In Washington sitzt ein Egozentriker, der Richter verhaften lässt, die sich ihm widersetzen, und damit sein Land gefährlich Richtung Faschismus dreht; der Frieden nur dann schaffen will, wenn er ihm selbst nützt. Dass sein Treffen mit dem ukrainischen Präsidenten im Petersdom etwas bewirkt, ist vorerst nur Wunschdenken.
In Moskau regiert ein Mann, der seine Vision von der Rückkehr zum großrussischen Reich per Krieg herbeizuführen versucht.
Beim Regierungschef in Tel Aviv ist der Wunsch nach einem Ende der Gewalt beim besten Willen nicht erkennbar.
Und von der Lage im Sudan oder der Brisanz in Kaschmir kriegt man in unserem eurozentristischen Raum wenig mit – die Situation ist jedenfalls in vielen Regionen explosiv.

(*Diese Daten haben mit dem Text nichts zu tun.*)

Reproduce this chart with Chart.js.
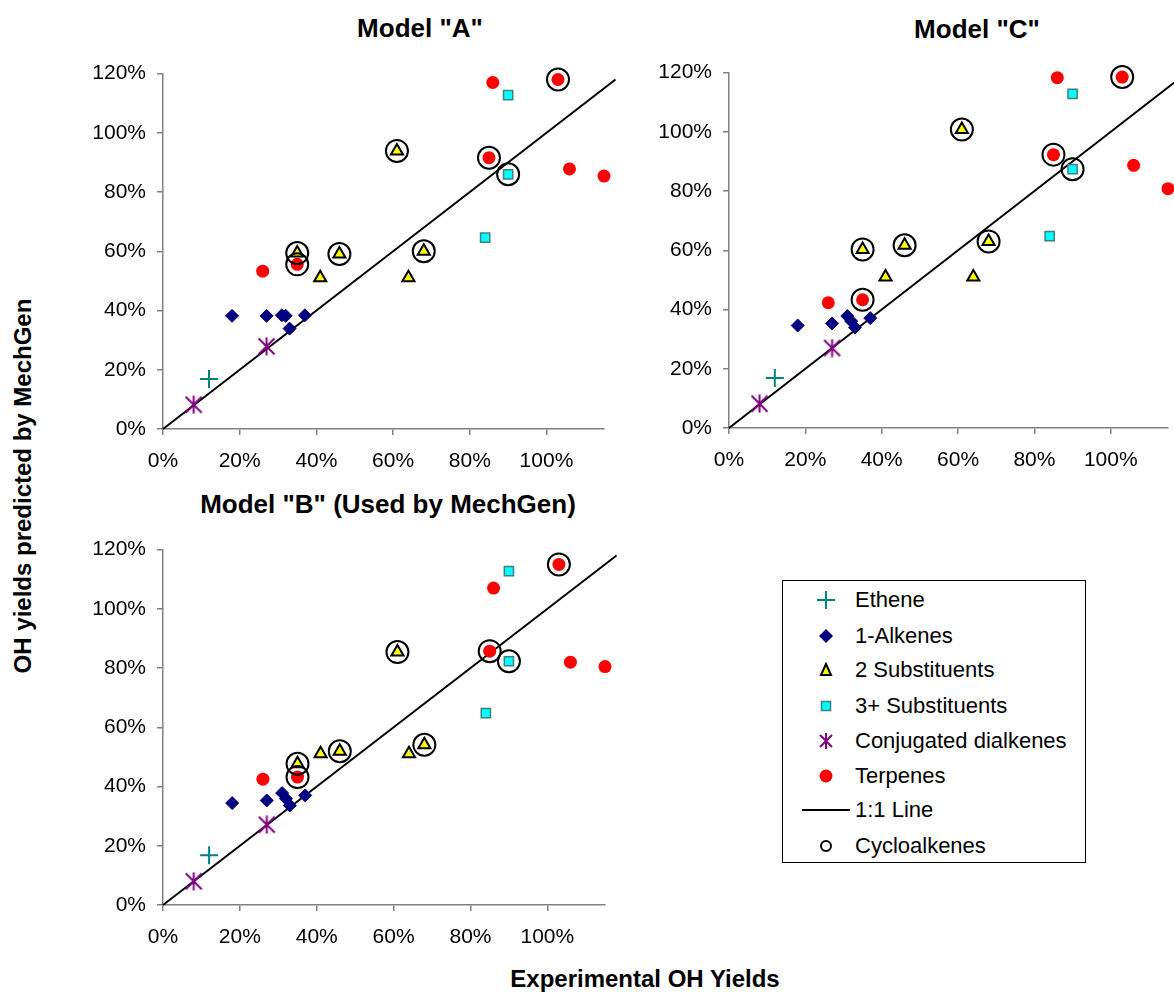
<!DOCTYPE html>
<html>
<head>
<meta charset="utf-8">
<script src="https://cdn.jsdelivr.net/npm/chart.js@4.4.1/dist/chart.umd.min.js"></script>
<style>
  body { margin: 0; background: #fff; font-family: 'Liberation Sans', Arial, sans-serif; overflow: hidden; }
  #page { position: relative; width: 1174px; height: 992px; overflow: hidden; }
  .box { position: absolute; }
  .title { position: absolute; font-weight: bold; font-size: 26px; white-space: nowrap; transform: translate(-50%, -50%); }
  .axisTitle { position: absolute; font-weight: bold; font-size: 24px; white-space: nowrap; transform: translate(-50%, -50%); }
  #legend { position: absolute; left: 782px; top: 580px; width: 302px; height: 281px; border: 1px solid #000; }
  .row { position: absolute; left: 0; height: 30px; width: 300px; }
  .row svg { position: absolute; left: 13px; top: 0; }
  .row span { position: absolute; left: 72px; top: 2px; font-size: 22px; line-height: 26px; }
</style>
</head>
<body>
<div id="page">
  <div class="title" style="left:420px; top:28px;">Model "A"</div>
  <div class="title" style="left:977px; top:29px;">Model "C"</div>
  <div class="title" style="left:388px; top:504px;">Model "B" (Used by MechGen)</div>
  <div class="axisTitle" style="left:23px; top:486px; transform:translate(-50%,-50%) rotate(-90deg);">OH yields predicted by MechGen</div>
  <div class="axisTitle" style="left:645px; top:979px;">Experimental OH Yields</div>

  <div class="box" style="left:73px; top:50px; width:545px; height:424px;"><canvas id="chartA"></canvas></div>
  <div class="box" style="left:639px; top:49px; width:545px; height:424px;"><canvas id="chartC"></canvas></div>
  <div class="box" style="left:73px; top:526px; width:545px; height:424px;"><canvas id="chartB"></canvas></div>

  <div id="legend"></div>
</div>

<script>
// experimental yields (x, %) and predicted yields for each model (y, %)
const xTicks = [0, 20, 40, 60, 80, 100];
const yTicks = [0, 20, 40, 60, 80, 100, 120];

const etheneX = [12];
const etheneA = [16.9];
const etheneB = [16.8];
const etheneC = [16.9];

const alkenesX = [18, 27, 31, 32, 33, 37];
const alkenesA = [38.2, 38.2, 38.4, 38.2, 33.9, 38.4];
const alkenesB = [34.4, 35.3, 37.8, 35.9, 33.6, 37.0];
const alkenesC = [34.6, 35.3, 37.8, 36.1, 33.9, 37.1];

const subs2X = [35, 41, 46, 61, 64, 68];
const subs2A = [59.4, 51.1, 59.1, 93.9, 51.1, 60.0];
const subs2B = [47.7, 51.1, 51.9, 85.4, 51.1, 54.1];
const subs2C = [60.3, 51.0, 61.7, 100.8, 51.0, 63.0];

const subs3X = [84, 90, 90];
const subs3A = [64.6, 112.7, 86.0];
const subs3B = [64.8, 112.7, 82.3];
const subs3C = [64.8, 112.8, 87.4];

const dienesX = [8, 27];
const dienesA = [8.2, 27.9];
const dienesB = [8.0, 27.1];
const dienesC = [8.2, 27.0];

const terpenesX = [26, 35, 85, 86, 103, 106, 115];
const terpenesA = [53.3, 55.6, 91.6, 117.0, 118.0, 87.8, 85.4];
const terpenesB = [42.5, 43.2, 85.7, 107.0, 115.0, 82.0, 80.5];
const terpenesC = [42.3, 43.3, 92.3, 118.3, 118.5, 88.7, 80.8];

const cycloX = [35, 35, 46, 61, 68, 85, 90, 103];
const cycloA = [59.4, 55.6, 59.1, 93.9, 60.0, 91.6, 86.0, 118.0];
const cycloB = [47.7, 43.2, 51.9, 85.4, 54.1, 85.7, 82.3, 115.0];
const cycloC = [60.3, 43.3, 61.7, 100.8, 63.0, 92.3, 87.4, 118.5];

const lineX = [0, 118];
const lineY = [0, 118];

const FONT = "'Liberation Sans', Arial, sans-serif";

// Excel style star marker: X plus a vertical bar
function starMarker(size) {
    const c = document.createElement('canvas');
    c.width = size; c.height = size;
    const g = c.getContext('2d');
    const m = size / 2, r = size / 2 - 1.5;
    g.strokeStyle = '#800080';
    g.lineWidth = 2;
    g.beginPath();
    g.moveTo(m - r, m - r); g.lineTo(m + r, m + r);
    g.moveTo(m - r, m + r); g.lineTo(m + r, m - r);
    g.moveTo(m, m - r - 1); g.lineTo(m, m + r + 1);
    g.stroke();
    return c;
}
const star = starMarker(19);

function pts(xs, ys) {
    return xs.map((x, i) => ({ x: x, y: ys[i] }));
}

function axis(max, ticks, isX) {
    return {
        type: 'linear',
        min: 0,
        max: max,
        afterBuildTicks: s => { s.ticks = ticks.map(v => ({ value: v })); },
        afterFit: s => { if (isX) s.height = 45; else s.width = 90; },
        ticks: {
            callback: v => v + '%',
            color: '#000',
            font: { size: 21, family: FONT },
            padding: isX ? 14 : 11,
            autoSkip: false,
            maxRotation: 0
        },
        grid: { drawOnChartArea: false, drawTicks: true, tickLength: 6, color: '#808080', lineWidth: 1.5 },
        border: { color: '#808080', width: 1.5 }
    };
}

function makeChart(id, eth, alk, s2, s3, dien, terp, cyc, padRight) {
    const ctx = document.getElementById(id).getContext('2d');
    return new Chart(ctx, {
        type: 'scatter',
        data: {
            datasets: [
                {
                    label: 'Cycloalkenes', data: pts(cycloX, cyc), order: 0, clip: false,
                    pointStyle: 'circle', pointRadius: 11, backgroundColor: 'rgba(0,0,0,0)',
                    borderColor: '#000', pointBorderWidth: 2
                },
                {
                    label: 'Terpenes', data: pts(terpenesX, terp), order: 1, clip: false,
                    pointStyle: 'circle', pointRadius: 6.5, backgroundColor: '#ff0000',
                    borderColor: '#ff0000', pointBorderWidth: 0
                },
                {
                    label: '2 Substituents', data: pts(subs2X, s2), order: 2, clip: false,
                    pointStyle: 'triangle', pointRadius: 7, backgroundColor: '#ffff00',
                    borderColor: '#000', pointBorderWidth: 2
                },
                {
                    label: '3+ Substituents', data: pts(subs3X, s3), order: 3, clip: false,
                    pointStyle: 'rect', pointRadius: 6.5, backgroundColor: '#00ffff',
                    borderColor: '#408080', pointBorderWidth: 1.5
                },
                {
                    label: '1-Alkenes', data: pts(alkenesX, alk), order: 4, clip: false,
                    pointStyle: 'rectRot', pointRadius: 6.5, backgroundColor: '#000080',
                    borderColor: '#000080', pointBorderWidth: 1
                },
                {
                    label: 'Conjugated dialkenes', data: pts(dienesX, dien), order: 5, clip: false,
                    pointStyle: star, pointRadius: 9
                },
                {
                    label: 'Ethene', data: pts(etheneX, eth), order: 6, clip: false,
                    pointStyle: 'cross', pointRadius: 9, borderColor: '#008080', pointBorderWidth: 2
                },
                {
                    label: '1:1 Line', type: 'line', data: pts(lineX, lineY), order: 7, clip: false,
                    borderColor: '#000', borderWidth: 2, pointRadius: 0, fill: false
                }
            ]
        },
        options: {
            responsive: true,
            maintainAspectRatio: false,
            animation: false,
            events: [],
            layout: { padding: { left: 0, right: padRight, top: 0, bottom: 0 } },
            scales: {
                x: axis(115, xTicks, true),
                y: axis(120, yTicks, false)
            },
            plugins: {
                legend: { display: false },
                tooltip: { enabled: false }
            }
        }
    });
}

makeChart('chartA', etheneA, alkenesA, subs2A, subs3A, dienesA, terpenesA, cycloA, 14);
makeChart('chartC', etheneC, alkenesC, subs2C, subs3C, dienesC, terpenesC, cycloC, 16);
makeChart('chartB', etheneB, alkenesB, subs2B, subs3B, dienesB, terpenesB, cycloB, 12);

// legend
const legendNames = ['Ethene', '1-Alkenes', '2 Substituents', '3+ Substituents',
    'Conjugated dialkenes', 'Terpenes', '1:1 Line', 'Cycloalkenes'];
const legendIcons = [
    '<path d="M30 6 V24 M21 15 H39" stroke="#008080" stroke-width="2"/>',
    '<path d="M30 8 L37 15 L30 22 L23 15 Z" fill="#000080"/>',
    '<path d="M30 9 L35 20 L25 20 Z" fill="#ffff00" stroke="#000" stroke-width="2"/>',
    '<rect x="25.5" y="10.5" width="9" height="9" fill="#00ffff" stroke="#408080" stroke-width="1.5"/>',
    '<path d="M24 9 L36 21 M24 21 L36 9 M30 7 V23" stroke="#800080" stroke-width="2"/>',
    '<circle cx="30" cy="15" r="6.5" fill="#ff0000"/>',
    '<path d="M6 15 H54" stroke="#000" stroke-width="2"/>',
    '<circle cx="30" cy="15" r="5" fill="none" stroke="#000" stroke-width="2"/>'
];
const rowCenters = [19, 55, 89, 125, 160, 195, 229, 265];
const legend = document.getElementById('legend');
legendNames.forEach((name, i) => {
    const row = document.createElement('div');
    row.className = 'row';
    row.style.top = (rowCenters[i] - 15) + 'px';
    row.innerHTML = '<svg width="60" height="30">' + legendIcons[i] + '</svg><span>' + name + '</span>';
    legend.appendChild(row);
});
</script>
</body>
</html>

Umso wichtiger war es zuletzt, dass zumindest im Vatikan ein Pontifex an der Spitze stand, dem Menschen offenkundig wichtiger waren als Macht, der auf Versöhnung setzte statt auf Abgrenzung, der hohe humanitäre Maßstäbe einforderte, obwohl er wusste, dass diese bei vielen keine Rolle mehr spielen, der selbst jenen, die divergierende Ansichten hatten, mit fast amikalen Gesten begegnete.
Es mag sein, dass Franziskus mehr ein Papst für die Nicht-Gläubigen war als für die streng Konfessionellen. Aber dass er ein Stabilitätsfaktor und ein Mensch für die Menschen war, daran besteht kein Zweifel.
Wenn nun demnächst beim Konklave ein Nachfolger für ihn gesucht wird, müssten – abgesehen von ideologischen Fragen und strategischen Überlegungen – genau diese Themen im Zentrum stehen: Dass die Kirche ein Gegenentwurf zur aktuellen Politik sein muss, sogar ein Vorbild; dass es um andere Horizonte geht als um den Zeitraum zwischen zwei Wahlgängen; dass man anders miteinander kommunizieren kann als aggressiv und gehetzt über soziale Medien; dass man aufeinander zugehen sollte, selbst wenn sich die inhaltlichen Vorstellungen voneinander entfernen; und dass man diese Welt nicht jenen überlassen darf, die sie gierig ausbeuten und sich nicht um künftige Generationen scheren.
Wer also soll nächster Papst werden? Ein Vermittler zwischen Himmel und Erde, aber auch zwischen Ost/West, Nord/Süd und zwischen den Religionen. Das Requiem in Rom hat gezeigt, wie stark das Christentum sein kann. Aufeinander zuzugehen ist eine Stärke, keine Schwäche.